Producent Żelaznej Kopuły podkreśla jej skuteczność na poziomie 90%. Pojedyncza bateria składa się z trzech do czterech wyrzutni, a Izrael ma co najmniej 10 takich jednostek. Koszt pojedynczego pocisku Tamir wynosi od 35 000 do 50 000 dolarów, a cała bateria to wydatek rzędu 100 milionów dolarów. Dla porównania, rakiety Qassam używane przez Hamas kosztują około 800 dolarów.
Izrael oprócz Żelaznej Kopuły posiada jeszcze dwa inne zaawansowane systemy obrony: Procę Dawida oraz rakiety balistyczne Arrow 2 i 3. Proca Dawida, opracowana we współpracy z amerykańskim Raytheonem, służy do neutralizowania rakiet średniego zasięgu, sięgających do 300 kilometrów. System ten sprawdził się już w 2023 roku, gdy zestrzelił dwie rakiety wystrzelone przez Islamski Dżihad w stronę Jerozolimy i Tel Awiwu.

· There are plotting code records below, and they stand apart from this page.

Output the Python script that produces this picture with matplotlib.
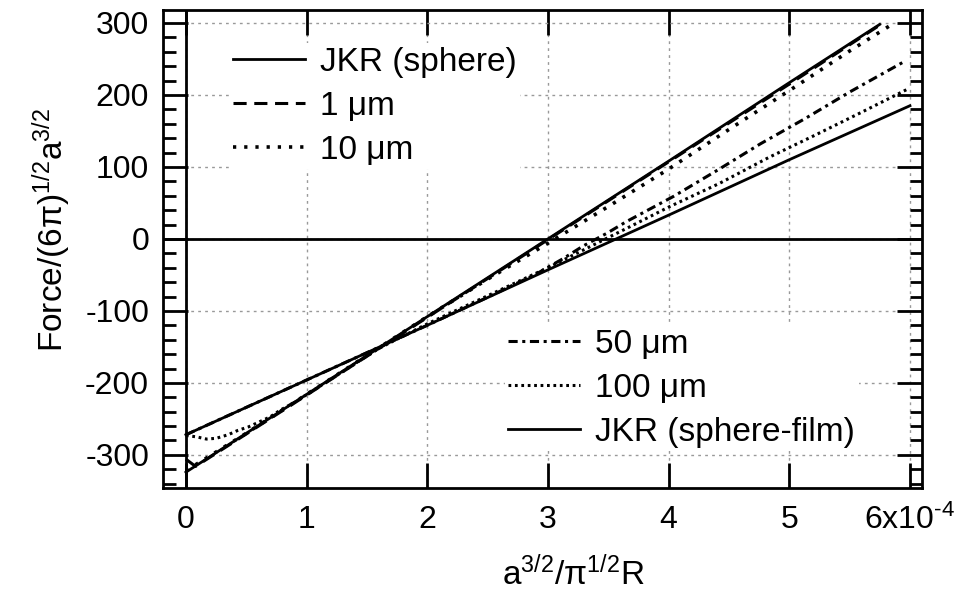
import numpy as np
from matplotlib import pyplot as plt
from matplotlib.lines import Line2D
from matplotlib.ticker import MultipleLocator

plt.rcParams['font.family'] = ['Liberation Sans', 'DejaVu Sans']
plt.rcParams['mathtext.fontset'] = 'custom'
plt.rcParams['mathtext.rm'] = 'Liberation Sans'
plt.rcParams['mathtext.it'] = 'Liberation Sans'
plt.rcParams['axes.unicode_minus'] = False

# x in units of 1e-4, y is Force/(6pi)^1/2 a^3/2
sphere_x = [0, 1, 2, 3, 4, 5, 5.75]
sphere_y = [-324, -216, -108, 0, 108, 217, 298]

film_x = [0, 1, 2, 3, 4, 5, 6]
film_y = [-272, -196, -120, -43, 33, 110, 185]

um1_x = [0, 0.08, 0.5, 1, 2, 3, 4, 5, 5.75]
um1_y = [-306, -316, -271, -217, -109, -1, 107, 215, 297]

um10_x = [0, 0.5, 1, 1.5, 2, 2.5, 3, 3.5, 4, 4.5, 5, 5.5, 5.87]
um10_y = [-322, -270, -216, -162, -108, -56, -6, 45, 97, 152, 206, 261, 300]

um50_x = [0, 0.5, 1, 1.5, 2, 2.5, 2.9, 3.13, 3.29, 3.49, 3.65, 4.04, 4.42, 4.76, 5.14, 5.5, 5.96]
um50_y = [-272, -234, -196, -158, -120, -81, -49, -27, -10, 8, 24, 59, 97, 132, 168, 204, 247]

um100_x = [0, 0.09, 0.17, 0.25, 0.35, 0.43, 0.52, 0.61, 0.7, 0.78, 0.9, 1.2, 1.6, 2, 2.5, 3,
           3.68, 4.01, 4.42, 4.84, 5.2, 5.6, 5.98]
um100_y = [-273, -275, -278, -277, -272, -266, -261, -254, -247, -238, -227, -195, -152, -118, -79, -40,
           17, 45, 77, 114, 143, 176, 208]

xtick_vals = [0, 1, 2, 3, 4, 5, 6]
xtick_labels = ['0', '1', '2', '3', '4', '5', '6x10$^{\\text{-4}}$']

styles = {
    'JKR (sphere)': dict(ls='-', lw=2.0),
    '1 \u03bcm': dict(ls=(0, (4.3, 2.5)), lw=2.2),
    '10 \u03bcm': dict(ls=(0, (0.9, 2.2)), lw=2.6),
    '50 \u03bcm': dict(ls=(0, (3, 1.5, 1, 1.5)), lw=2.2),
    '100 \u03bcm': dict(ls=(0, (0.9, 1.2)), lw=2.2),
    'JKR (sphere-film)': dict(ls='-', lw=2.0),
}

fig = plt.figure(figsize=(9.65, 5.99), dpi=100)
ax = fig.add_axes([0.1689, 0.1853, 0.7865, 0.798])

ax.grid(True, which='major', color='#999999', ls=(0, (2, 3)), lw=1.0)
ax.axhline(0, color='black', lw=2.0)
ax.axvline(0, color='black', lw=2.0)

series = [
    ('JKR (sphere)', sphere_x, sphere_y),
    ('1 \u03bcm', um1_x, um1_y),
    ('10 \u03bcm', um10_x, um10_y),
    ('50 \u03bcm', um50_x, um50_y),
    ('100 \u03bcm', um100_x, um100_y),
    ('JKR (sphere-film)', film_x, film_y),
]
for name, xs, ys in series:
    st = styles[name]
    ax.plot(xs, ys, color='black', ls=st['ls'], lw=st['lw'])

ax.set_xlim(-0.19, 6.10)
ax.set_ylim(-346, 318)
ax.set_xticks(xtick_vals)
ax.set_xticklabels(xtick_labels)
ax.set_yticks([-300, -200, -100, 0, 100, 200, 300])
ax.yaxis.set_minor_locator(MultipleLocator(20))

ax.tick_params(which='both', direction='in', top=True, right=True, labelsize=23, width=2)
ax.tick_params(which='major', length=18)
ax.tick_params(axis='x', which='major', pad=12)
ax.tick_params(axis='y', which='major', pad=10)
ax.tick_params(which='minor', length=9)
for sp in ax.spines.values():
    sp.set_linewidth(2.0)

ax.set_xlabel('a$^{\\mathregular{3/2}}$/\u03c0$^{\\mathregular{1/2}}$R', fontsize=24)
ax.set_ylabel('Force/(6\u03c0)$^{\\mathregular{1/2}}$a$^{\\mathregular{3/2}}$', fontsize=24)
ax.xaxis.set_label_coords(0.541, -0.142)
ax.yaxis.set_label_coords(-0.118, 0.54)

def handles(names):
    return [Line2D([], [], color='black', ls=styles[n]['ls'], lw=styles[n]['lw']) for n in names]

names1 = ['JKR (sphere)', '1 \u03bcm', '10 \u03bcm']
names2 = ['50 \u03bcm', '100 \u03bcm', 'JKR (sphere-film)']
leg_opts = dict(fontsize=24, frameon=True, facecolor='white', edgecolor='none', framealpha=1,
                fancybox=False, borderpad=0.1, borderaxespad=0, handlelength=2.16,
                handletextpad=0.45, labelspacing=0.39)
leg1 = ax.legend(handles(names1), names1, loc='upper left', bbox_to_anchor=(0.088, 0.930), **leg_opts)
ax.add_artist(leg1)
ax.legend(handles(names2), names2, loc='lower left', bbox_to_anchor=(0.4506, 0.077), **leg_opts)

fig.savefig('out.png', dpi=100)
plt.close(fig)
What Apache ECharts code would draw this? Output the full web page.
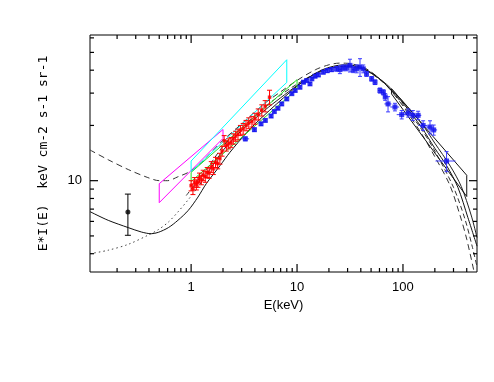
<!DOCTYPE html>
<html>
<head>
<meta charset="utf-8">
<script src="https://cdn.jsdelivr.net/npm/echarts@6/dist/echarts.min.js"></script>
<style>
  html, body { margin: 0; padding: 0; background: #fff; }
  #chart { width: 494px; height: 382px; }
</style>
</head>
<body>
<div id="chart"></div>
<script>
// axis ticks
const xMajor = [1, 10, 100]
const xMinor = [0.2, 0.3, 0.4, 0.5, 0.6, 0.7, 0.8, 0.9, 2, 3, 4, 5, 6, 7, 8, 9, 20, 30, 40, 50, 60, 70, 80, 90, 200, 300, 400]
const yMajor = [10]
const yMinor = [4, 5, 6, 7, 8, 9, 20, 30, 40, 50, 60]

// model curves (E keV, E*I(E))
const solidAE = [0.111, 0.165, 0.255, 0.34, 0.42, 0.49, 0.61, 0.75, 0.94, 1.16, 1.39, 1.88, 2.33, 3.35, 4.81, 8.6, 12, 17, 22, 28, 35, 45, 60, 80, 100, 150, 200, 260, 330, 410, 500]
const solidAI = [6.78, 6.08, 5.55, 5.25, 5.14, 5.23, 5.55, 6.08, 6.89, 8.14, 9.63, 12.1, 14.3, 18.3, 22.5, 30.4, 35.5, 40, 42, 42.8, 42.3, 40.2, 36, 30.5, 26.5, 19.5, 15, 12, 9.2, 6.3, 4.4]

const dottedCE = [0.111, 0.165, 0.255, 0.39, 0.49, 0.61, 0.75, 0.94, 1.16, 1.4]
const dottedCI = [4.0, 4.18, 4.5, 5.04, 5.41, 5.95, 6.75, 7.88, 9.23, 10.8]
const solidCE = [1.4, 2, 3, 5, 7, 10, 14, 20, 25, 30, 40, 50, 70, 100, 150, 200, 280, 355, 440, 500]
const solidCI = [10.8, 14.6, 18.8, 24.3, 28.3, 33, 37.5, 40.8, 41.8, 42, 41, 38.5, 33.5, 27, 20.5, 16, 12, 9.3, 6.5, 4.9]

const dashedBE = [0.111, 0.165, 0.255, 0.39, 0.5, 0.6, 0.75, 0.94, 1.2, 1.5, 2, 3, 5, 7, 10, 15, 20, 25, 30, 40, 50, 70, 100, 150, 200, 276, 345, 400, 480]
const dashedBI = [14.7, 13.0, 11.5, 10.4, 10.0, 10.0, 10.5, 11.1, 12.3, 14, 16.6, 20.4, 26.5, 30.5, 35.2, 40.3, 42.8, 43.7, 43.6, 42, 39.2, 33, 25.5, 18, 13.5, 9.5, 6.5, 4.8, 3.0]

const dashedDE = [0.9, 1.2, 1.5, 2, 3, 5, 7, 10, 15, 20, 25, 30, 40, 50, 70, 100, 150, 200, 300, 384, 450, 500]
const dashedDI = [8.3, 10.3, 12.2, 15.4, 19.4, 25.3, 29.3, 33.6, 38.5, 41, 42, 42.2, 41, 38.5, 33, 26, 19, 14.5, 9.2, 6.2, 4.4, 3.4]

// bowties (corner points, closed)
const magentaE = [0.5, 2, 2, 0.5, 0.5]
const magentaI = [9.63, 19.0, 17.0, 7.59, 9.63]
const cyanE = [1, 8, 8, 1, 1]
const cyanI = [12.8, 45.6, 34.3, 11.2, 12.8]
const greenE = [1, 10, 10, 1, 1]
const greenI = [11.1, 35.5, 31.5, 9.9, 11.1]
const blackBowE = [78, 400, 400, 78, 78]
const blackBowI = [31.7, 10.7, 8.2, 29.7, 31.7]

// red data
const redE = [1.0, 1.04, 1.08, 1.12, 1.16, 1.2, 1.25, 1.3, 1.36, 1.42, 1.48, 1.55, 1.62, 1.7, 1.78, 1.87, 1.96, 2.05, 2.15, 2.26, 2.38, 2.5, 2.63, 2.77, 2.92, 3.1, 3.3, 3.5, 3.75, 4.0, 4.3, 4.65, 5.0, 5.5]
const redI = [9.4, 9.0, 9.8, 9.5, 9.8, 10.4, 10.1, 10.7, 10.5, 11.1, 11.0, 11.9, 11.6, 12.6, 12.4, 13.2, 14.5, 16.5, 15.5, 15.9, 16.2, 16.9, 17.5, 17.9, 18.8, 19.2, 20.0, 20.6, 21.0, 21.8, 23.0, 24.2, 25.5, 28.5]
const redErr = [0.6, 0.6, 0.6, 0.6, 0.6, 0.6, 0.6, 0.7, 0.7, 0.7, 0.7, 0.8, 0.8, 0.8, 0.8, 0.9, 0.9, 1.1, 1.0, 1.0, 1.0, 1.1, 1.1, 1.2, 1.2, 1.3, 1.3, 1.4, 1.4, 1.5, 1.6, 1.7, 1.8, 2.6]
const redEErr = [0.02, 0.02, 0.02, 0.02, 0.02, 0.02, 0.02, 0.03, 0.03, 0.03, 0.03, 0.03, 0.03, 0.03, 0.04, 0.04, 0.04, 0.04, 0.04, 0.05, 0.05, 0.05, 0.05, 0.06, 0.06, 0.06, 0.07, 0.07, 0.08, 0.08, 0.09, 0.1, 0.1, 0.11]

// blue data
const blueE = [3.25, 3.96, 4.57, 5.02, 5.69, 6.1, 6.6, 7.17, 8.0, 8.93, 9.6, 10.65, 11.5, 12.3, 13.25, 13.8, 14.8, 15.9, 17.7, 19.3, 21.2, 23.6, 25.4, 27.3, 29.4, 31.6, 33.9, 36.6, 39.3, 42.2, 45.3, 50.6, 54.5, 60.6, 65.3, 68, 72.3, 84, 97.3, 112, 124, 139, 155, 180, 195, 258]
const blueI = [16.9, 18.96, 20.4, 21.3, 22.5, 23.8, 24.8, 26.2, 27.9, 29.8, 31.0, 32.3, 34.4, 35.1, 33.7, 35.9, 37.1, 37.7, 39.0, 39.8, 40.3, 40.7, 40.3, 41.2, 41.2, 42.5, 40.3, 40.7, 41.6, 40.7, 38.2, 35.9, 34.4, 31, 30.3, 28.6, 26.2, 25.2, 22.9, 23.4, 22.7, 22.7, 20.0, 19.6, 18.9, 12.8]
const blueErr = [0.4, 0.4, 0.4, 0.4, 0.4, 0.4, 0.4, 0.5, 0.5, 0.5, 0.5, 0.6, 0.6, 0.6, 0.6, 0.6, 0.7, 0.8, 0.8, 1.0, 1.0, 1.2, 2.0, 1.5, 1.5, 3.4, 1.5, 2.0, 4.6, 2.0, 1.2, 1.0, 1.0, 1.0, 1.0, 1.2, 2.5, 1.2, 1.2, 1.2, 1.4, 1.2, 1.2, 1.6, 1.2, 1.6]
const blueEErr = [0.28, 0.12, 0.12, 0.12, 0.12, 0.12, 0.15, 0.15, 0.15, 0.2, 0.2, 0.2, 0.25, 0.25, 0.25, 0.3, 0.3, 0.3, 0.4, 0.4, 0.5, 0.5, 0.6, 0.6, 0.7, 2.0, 0.8, 1.0, 1.0, 1.0, 1.5, 1.5, 2.0, 2.5, 2.5, 3.0, 5.5, 8, 10, 12, 14, 10, 15, 15, 15, 55]

// single soft point
const pointE = [0.253]
const pointI = [6.75]
const pointLo = [5.04]
const pointHi = [8.45]

const zip = (xs, ys) => xs.map((x, i) => [x, ys[i]])

const chart = echarts.init(document.getElementById('chart'), null, { renderer: 'canvas' })

const font = 'Liberation Sans'
const X_MIN = 0.111
const X_MAX = 500
const Y_MIN = 3.18
const Y_MAX = 62.2

const option = {
  animation: false,
  backgroundColor: '#fff',
  grid: {
    left: 90,
    right: 17,
    top: 35,
    bottom: 110,
    show: true,
    borderColor: '#000',
    borderWidth: 1,
    backgroundColor: 'transparent'
  },
  xAxis: {
    type: 'log',
    logBase: 10,
    min: X_MIN,
    max: X_MAX,
    axisLine: { show: false },
    splitLine: { show: false },
    axisTick: { show: false },
    axisLabel: { customValues: xMajor, margin: 9, color: '#000', fontFamily: font, fontSize: 13, formatter: v => String(v) },
    name: 'E(keV)',
    nameLocation: 'middle',
    nameGap: 26,
    nameTextStyle: { color: '#000', fontFamily: font, fontSize: 13 }
  },
  yAxis: {
    type: 'log',
    logBase: 10,
    min: Y_MIN,
    max: Y_MAX,
    axisLine: { show: false },
    splitLine: { show: false },
    axisTick: { show: false },
    axisLabel: { customValues: yMajor, margin: 8, color: '#000', fontFamily: font, fontSize: 13, formatter: v => String(v) },
    name: 'E*I(E)  keV cm-2 s-1 sr-1',
    nameLocation: 'middle',
    nameGap: 40,
    nameRotate: 90,
    nameTextStyle: { color: '#000', fontFamily: 'DejaVu Sans Mono', fontSize: 13 }
  },
  series: []
}

const curve = (data, color, type) => ({
  type: 'line',
  data,
  showSymbol: false,
  smooth: 0.3,
  silent: true,
  lineStyle: { color, width: 1, type },
  z: 3
})

const box = (data, color) => ({
  type: 'line',
  data,
  showSymbol: false,
  silent: true,
  lineStyle: { color, width: 1 },
  z: 4
})

// error bars: [E, I, Elo, Ehi, Ilo, Ihi]
const errBars = (data, color, cap) => ({
  type: 'custom',
  data,
  silent: true,
  z: 5,
  encode: { x: 0, y: 1 },
  renderItem: (params, api) => {
    const c = api.coord([api.value(0), api.value(1)])
    const lo = api.coord([api.value(0), api.value(4)])
    const hi = api.coord([api.value(0), api.value(5)])
    const l = api.coord([api.value(2), api.value(1)])
    const r = api.coord([api.value(3), api.value(1)])
    const st = { stroke: color, lineWidth: 1 }
    const kids = [
      { type: 'line', shape: { x1: c[0], y1: lo[1], x2: c[0], y2: hi[1] }, style: st },
      { type: 'line', shape: { x1: l[0], y1: c[1], x2: r[0], y2: c[1] }, style: st }
    ]
    if (cap) {
      kids.push({ type: 'line', shape: { x1: c[0] - cap, y1: lo[1], x2: c[0] + cap, y2: lo[1] }, style: st })
      kids.push({ type: 'line', shape: { x1: c[0] - cap, y1: hi[1], x2: c[0] + cap, y2: hi[1] }, style: st })
    }
    return { type: 'group', children: kids }
  }
})

// tick marks: one item per tick value, [value, tick length, 0 = x axis / 1 = y axis]
const tickMarks = () => ({
  type: 'custom',
  data: [
    ...xMajor.map(v => [v, 10, 8, 0]),
    ...xMinor.map(v => [v, 10, 4, 0]),
    ...yMajor.map(v => [1, v, 8, 1]),
    ...yMinor.map(v => [1, v, 4, 1])
  ],
  silent: true,
  z: 8,
  encode: { x: 0, y: 1 },
  renderItem: (params, api) => {
    const len = api.value(2)
    const st = { stroke: '#000', lineWidth: 1.2 }
    if (api.value(3) === 0) {
      const b = api.coord([api.value(0), Y_MIN])
      const t = api.coord([api.value(0), Y_MAX])
      return {
        type: 'group',
        children: [
          { type: 'line', shape: { x1: b[0], y1: b[1], x2: b[0], y2: b[1] - len }, style: st },
          { type: 'line', shape: { x1: t[0], y1: t[1], x2: t[0], y2: t[1] + len }, style: st }
        ]
      }
    }
    const l = api.coord([X_MIN, api.value(1)])
    const r = api.coord([X_MAX, api.value(1)])
    return {
      type: 'group',
      children: [
        { type: 'line', shape: { x1: l[0], y1: l[1], x2: l[0] + len, y2: l[1] }, style: st },
        { type: 'line', shape: { x1: r[0], y1: r[1], x2: r[0] - len, y2: r[1] }, style: st }
      ]
    }
  }
})

const redBars = redE.map((e, i) => [e, redI[i], e - redEErr[i], e + redEErr[i], redI[i] - redErr[i], redI[i] + redErr[i]])
const blueBars = blueE.map((e, i) => [e, blueI[i], e - blueEErr[i], e + blueEErr[i], blueI[i] - blueErr[i], blueI[i] + blueErr[i]])
const pointBars = pointE.map((e, i) => [e, pointI[i], e, e, pointLo[i], pointHi[i]])

option.series = [
  curve(zip(dottedCE, dottedCI), '#444', [1.5, 3]),
  curve(zip(solidCE, solidCI), '#222', 'solid'),
  curve(zip(dashedDE, dashedDI), '#333', [5, 3]),
  curve(zip(dashedBE, dashedBI), '#333', [6, 4]),
  curve(zip(solidAE, solidAI), '#111', 'solid'),
  box(zip(magentaE, magentaI), '#ff00ff'),
  box(zip(cyanE, cyanI), '#00ffff'),
  box(zip(greenE, greenI), '#22dd22'),
  box(zip(blackBowE, blackBowI), '#111'),
  errBars(blueBars, '#3a3aff', 2),
  {
    type: 'scatter',
    data: zip(blueE, blueI),
    symbol: 'rect',
    symbolSize: 5,
    silent: true,
    itemStyle: { color: '#1010ee' },
    z: 6
  },
  errBars(redBars, '#ff0000', 2.5),
  {
    type: 'scatter',
    data: zip(redE, redI),
    symbol: 'rect',
    symbolSize: 3.5,
    silent: true,
    itemStyle: { color: '#ff0000' },
    z: 7
  },
  errBars(pointBars, '#000', 3),
  {
    type: 'scatter',
    data: zip(pointE, pointI),
    symbol: 'circle',
    symbolSize: 5,
    silent: true,
    itemStyle: { color: '#000' },
    z: 7
  },
  tickMarks()
]

chart.setOption(option)
</script>
</body>
</html>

Z kolei system Arrow, składający się z rakiet hipersonicznych, został zaprojektowany z myślą o zagrożeniach ze strony Iranu. Arrow 2 i 3 mogą przechwytywać rakiety na dużych wysokościach, zarówno wewnątrz, jak i poza atmosferą, co pozwala na neutralizację celów oddalonych o ponad 2400 kilometrów.
Podczas wtorkowego ataku wsparcie Izraelowi udzielili sojusznicy — Stany Zjednoczone i Wielka Brytania. Amerykańskie myśliwce F-15 i okręty wojenne zestrzeliły część irańskich pocisków. Brytyjskie lotnictwo nie brało udziału w tej akcji, ale Londyn zapewnił, że odegrał swoją rolę w ochronie Izraela.
Chociaż izraelski system obrony powietrznej jest oceniany jako jeden z najlepszych na świecie, nie jest wolny od wad. Eksperci podkreślają, że Żelazna Kopuła nie zawsze przechwytuje wszystkie pociski, a w ostatnich latach zdarzały się przypadki, gdy rakiety uderzały w obszary zamieszkane, powodując straty w ludziach i zniszczenia.
W trakcie ostatnich starć jeden z irańskich pocisków spadł na bazę lotniczą na pustyni Negew, jednak nie wyrządził żadnych szkód. Zdjęcia z mediów społecznościowych pokazały także eksplozje w pobliżu siedziby Mossadu. Incydenty te wskazują, że izraelski system obrony, choć potężny, nie jest niezawodny.
Izrael wciąż rozwija swoje systemy obronne, starając się przeciwdziałać nowym zagrożeniom. Przykładem jest rozwój technologii laserowych, które mogą stanowić przyszłościową alternatywę dla kosztownych pocisków przechwytujących.
Jedno jest pewne — konflikt na Bliskim Wschodzie sprawia, że Izrael musi nieustannie inwestować w swoje możliwości obronne, by zachować bezpieczeństwo w obliczu rosnących zagrożeń.